Flickr's Cal Henderson says "fuck" a lot, which would seem to come with his job. "I'm Cal Henderson from Flickr, the kitten-sharing website" is how he introduces himself. He admits that one Flickr breakdown came about when he failed to use a basic Linux utility, df, to measure if he had enough storage available — a problem when you serve terabytes of photos. Still, it's a good problem to have. "A lot of people can ignore scale forever," he notes — because they never get enough users to bring their site down. "We serve 32,000 photos a second," says Henderson.

"One of the things I don't like about Web 2.0 is you as users want your data to be available, to stay up forever," says Digg architect Joe Stump. "As an engineer, I hate that."

Most of the panelists favor open-source software and cheap hardware. "Buying enterprise means they don't put their prices on the Web," says Mullenweg, the creator of blogging software WordPress. "It means you have to talk to someone with slick-backed hair for 30 minutes. It's uncomfortable."

If you can get over that, says Henderson, "the easiest way to solve scaling problems is to throw money at it. When you're a startup and you don't pay your engineers, then engineering is cheap and hardware is expensive. If you're paying for engineering time, that's expensive."

Stump takes a question from Pownce creator Leah Culver: "Where do you find your bottlenecks?" Stump's answer: "Bottlenecks never have to do with your [programming] language." Henderson instantly retorts: "Unless you're using Ruby." (Ruby is the language used by Twitter, among others, and some blame it for Twitter's outages.) Stump's comeback: "It's always your database or your file system."

StumbleUpon's Garrett Camp suggests testing new features on a small set of your audience, rather than everyone at once, so you test under real conditions but don't afflict buggy code on all of your users at once.

"When we look at the site, we ask, 'What don't we have to do right now?'" says Digg's Stump. Avoiding real-time updates helps avoid bottlenecks. Henderson says Flickr sometimes shows photo pages that are a minute old — again, to minimize load on the site.

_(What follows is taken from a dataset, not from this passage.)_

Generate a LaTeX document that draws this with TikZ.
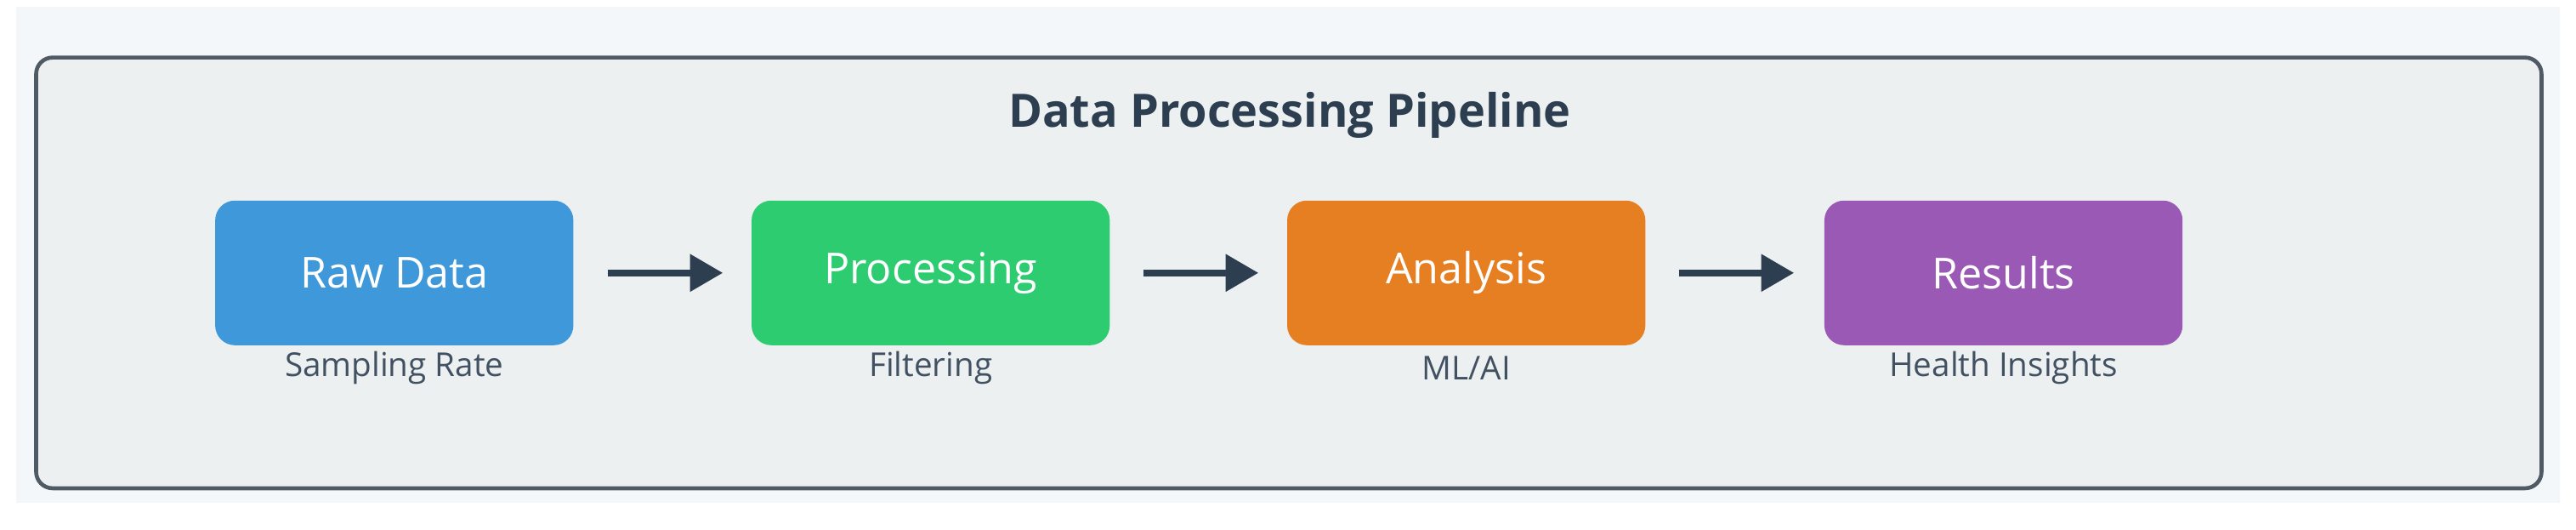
\documentclass[tikz,border=0pt]{standalone}
\usepackage{fontspec}
\setmainfont{Open Sans}
\usetikzlibrary{arrows.meta}
\definecolor{cblue}{HTML}{3E98DA}
\definecolor{cgreen}{HTML}{2ECC71}
\definecolor{corange}{HTML}{E67E22}
\definecolor{cpurple}{HTML}{9B59B6}
\definecolor{dark}{HTML}{2C3E50}
\definecolor{framebg}{HTML}{ECF0F1}
\definecolor{frameline}{HTML}{4F5A65}
\definecolor{outerbg}{HTML}{F4F7F9}
\begin{document}
\begin{tikzpicture}[x=0.5pt,y=-0.5pt,
  stage/.style={rounded corners=6pt,minimum width=109pt,minimum height=44pt,text=white,font=\fontsize{13}{15}\selectfont,inner sep=0pt},
  sub/.style={font=\fontsize{10}{12}\selectfont,text=dark!90},
  conn/.style={line width=2pt,dark,-{Triangle[length=10pt,width=11pt]}}]
\useasboundingbox (0,0) rectangle (1568,322);
\fill[white] (0,0) rectangle (1568,322);
\fill[outerbg] (10,4) rectangle (1558,306);
\draw[frameline,line width=1.2pt,fill=framebg,rounded corners=5pt] (22,35) rectangle (1547,297);
\node[font=\bfseries\fontsize{14}{16}\selectfont,text=dark] (title) at (785,70) {Data Processing Pipeline};
\node[stage,fill=cblue] (raw) at (240,166) {Raw Data};
\node[stage,fill=cgreen] (proc) at (566.5,166) {Processing};
\node[stage,fill=corange] (ana) at (892.5,166) {Analysis};
\node[stage,fill=cpurple] (res) at (1219.5,166) {Results};
\node[sub] (l1) at (240,224) {Sampling Rate};
\node[sub] (l2) at (566.5,224) {Filtering};
\node[sub] (l3) at (892.5,224) {ML/AI};
\node[sub] (l4) at (1219.5,224) {Health Insights};
\coordinate (a1s) at (370,166); \coordinate (a1e) at (440,166);
\coordinate (a2s) at (696,166); \coordinate (a2e) at (766,166);
\coordinate (a3s) at (1022,166); \coordinate (a3e) at (1092,166);
\draw[conn] (a1s) -- (a1e);
\draw[conn] (a2s) -- (a2e);
\draw[conn] (a3s) -- (a3e);
\end{tikzpicture}
\end{document}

That's a rare moment of agreement between Henderson and Stump. The two are back to sparring in minutes. Henderson's comeback to an obscure point Stump makes: "I don't want to work at Digg." Stump then ribs him: "So, Cal, you're moving over to Microsoft technology soon, right?" "Yes, we're moving over to .NET and SQL Server," is Henderson's deadpan response. That's the last zinger before the show wraps up.